Daylight Savings Time
Steve Summit
stevesu at azure.UUCP
Sat Dec 7 13:15:55 AEST 1985
I hope nobody minds this on net.lang.c, but it was prompted by
several discussions there.
Somebody ought to do something more general about Unix time
conversion soon, precisely because of the fact that political
discussions are likely to continue to alter the algorithm. The
state of Oregon has already decreed that Daylight Savings time is
to start two weeks earlier and end two weeks later next year. I
don't know what Unix sites in Oregon are planning to do.
Although ctime has gotten pretty clever lately, under the
auspices of our friends at Berkeley, it will never be able to
predict the future. It's folly to have to recompile every
program that uses ctime every time the DST algorithm changes.
Howard Johnson at Cyb Systems has already mentioned what I've
been meaning to propose, namely that "This is yet another
application crying out for some kind of dynamic link editor."
In fact, in this case, it doesn't even have to be that difficult.
As the current 4.2 documentation for ctime points out,
"The program knows about various peculiarities in time
conversion over the past 10-20 years; if necessary, this
understanding can be extended."
The 4.2 implementation of ctime (actually localtime) is driven by
a single C data structure describing what the "peculiarities" of
the conversion were for various years. Dynamically linking in a
single data object like this is quite easy: nroff has been loading
the terminal driving tables that way for years. In fact, since
the information is tabular and not algorithmic, it would be
possible to store the information in a human-readable text file.
However, a compiled form would probably be preferable in order to
silence the inevitable complaints from those who will maintain
that reading and parsing a file off of disk is too time-consuming
every time ctime (actually, localtime) is called.
It's too bad that 4.3 will be out so soon -- there probably isn't
time to get this in.
Steve Summit
textronix!copper!stevesu
P.S. for people who don't understand what the problem is:
Unix keeps Greenwich Mean Time, and it is up to a program,
running in user mode, to convert GMT to local time, by adding and
subtracting the correct timezone and daylight savings time
corrections.

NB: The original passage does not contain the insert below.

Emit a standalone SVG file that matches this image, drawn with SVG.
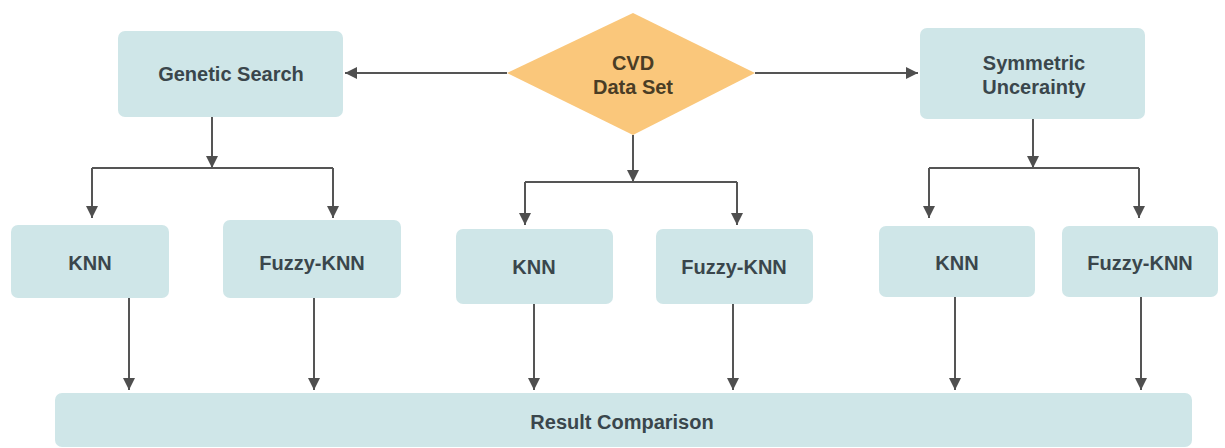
<svg xmlns="http://www.w3.org/2000/svg" width="1225" height="448" viewBox="0 0 1225 448">
  <defs>
    <marker id="arrow" markerUnits="userSpaceOnUse" markerWidth="14" markerHeight="14" refX="12" refY="6" orient="auto">
      <path d="M0,0 L12,6 L0,12 Z" fill="#4f4f4f"/>
    </marker>
    <style>
      .box { fill: #cfe6e8; }
      .dia { fill: #fac77b; }
      .lbl { font-family: "Liberation Sans", Arial, sans-serif; font-weight: bold; font-size: 20px; fill: #3a464c; text-anchor: middle; }
      .dlbl { fill: #4a3d25; }
      .conn { fill: none; stroke: #555555; stroke-width: 2; }
      .arr { marker-end: url(#arrow); }
    </style>
  </defs>
  <rect width="1225" height="448" fill="#ffffff"/>

  <g id="connectors">
    <path class="conn arr" d="M507,73 L345,73"/>
    <path class="conn arr" d="M755,73 L918,73"/>
    <path class="conn arr" d="M212,117 L212,168"/>
    <path class="conn" d="M92,168 L333,168"/>
    <path class="conn arr" d="M92,168 L92,218"/>
    <path class="conn arr" d="M333,168 L333,218"/>
    <path class="conn arr" d="M633,135 L633,182"/>
    <path class="conn" d="M525,182 L737,182"/>
    <path class="conn arr" d="M525,182 L525,225"/>
    <path class="conn arr" d="M737,182 L737,225"/>
    <path class="conn arr" d="M1033,119 L1033,168"/>
    <path class="conn" d="M929,168 L1139,168"/>
    <path class="conn arr" d="M929,168 L929,218"/>
    <path class="conn arr" d="M1139,168 L1139,218"/>
    <path class="conn arr" d="M129,298 L129,390"/>
    <path class="conn arr" d="M314,298 L314,390"/>
    <path class="conn arr" d="M534,304 L534,390"/>
    <path class="conn arr" d="M733,304 L733,390"/>
    <path class="conn arr" d="M955,297 L955,390"/>
    <path class="conn arr" d="M1141,297 L1141,390"/>
  </g>

  <g id="cvd">
    <polygon class="dia" points="633,13 755,73 633,135 507,73"/>
    <text class="lbl dlbl" x="633" y="70">CVD</text>
    <text class="lbl dlbl" x="633" y="94">Data Set</text>
  </g>

  <g id="genetic-search">
    <rect class="box" x="118" y="31" width="225" height="86" rx="7"/>
    <text class="lbl" x="231" y="81">Genetic Search</text>
  </g>

  <g id="symmetric">
    <rect class="box" x="920" y="28" width="225" height="91" rx="7"/>
    <text class="lbl" x="1034" y="70">Symmetric</text>
    <text class="lbl" x="1034" y="94">Uncerainty</text>
  </g>

  <g id="knn-gs">
    <rect class="box" x="11" y="225" width="158" height="73" rx="7"/>
    <text class="lbl" x="90" y="270">KNN</text>
  </g>
  <g id="fknn-gs">
    <rect class="box" x="223" y="220" width="178" height="78" rx="7"/>
    <text class="lbl" x="312" y="270">Fuzzy-KNN</text>
  </g>

  <g id="knn-cvd">
    <rect class="box" x="456" y="229" width="157" height="75" rx="7"/>
    <text class="lbl" x="534" y="274">KNN</text>
  </g>
  <g id="fknn-cvd">
    <rect class="box" x="656" y="229" width="157" height="75" rx="7"/>
    <text class="lbl" x="734" y="274">Fuzzy-KNN</text>
  </g>

  <g id="knn-su">
    <rect class="box" x="879" y="226" width="156" height="71" rx="7"/>
    <text class="lbl" x="957" y="270">KNN</text>
  </g>
  <g id="fknn-su">
    <rect class="box" x="1062" y="226" width="156" height="71" rx="7"/>
    <text class="lbl" x="1140" y="270">Fuzzy-KNN</text>
  </g>

  <g id="result">
    <rect class="box" x="55" y="393" width="1137" height="54" rx="7"/>
    <text class="lbl" x="622" y="429">Result Comparison</text>
  </g>
</svg>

This conversion is usually done using the routines
described under ctime in chapter 3 of the Unix Programmer's
Manual. These routines take the Greenwich Mean Time, adjust it
by the time zone, and figure out what time of year it is. If
it's a time of year that DST applies in, and if DST applies at
all, an additional hour is added. (Or is it subtracted? -- I can
never remember.)
What timezone to use, and whether DST applies at all where the
machine is installed, is determined using the ftime() system call
(gettimeofday on 4.2bsd). The timezone and DST flags are
compiled into the kernel (or hopefully user-settable on newer,
binary distribution systems).
Contrary to some implications made in some previous
articles on this subject, it is not necessary to make some
adjustment every six months to tell the system, "now start doing
daylight savings time -- now don't." The decision is always
based on the global flags, and on the time being converted (_n_o_t
the current time). For instance, if I do an ls -l on a file I
modified last summer, the modification time shown should be
reported the same even though DST doesn't apply right now.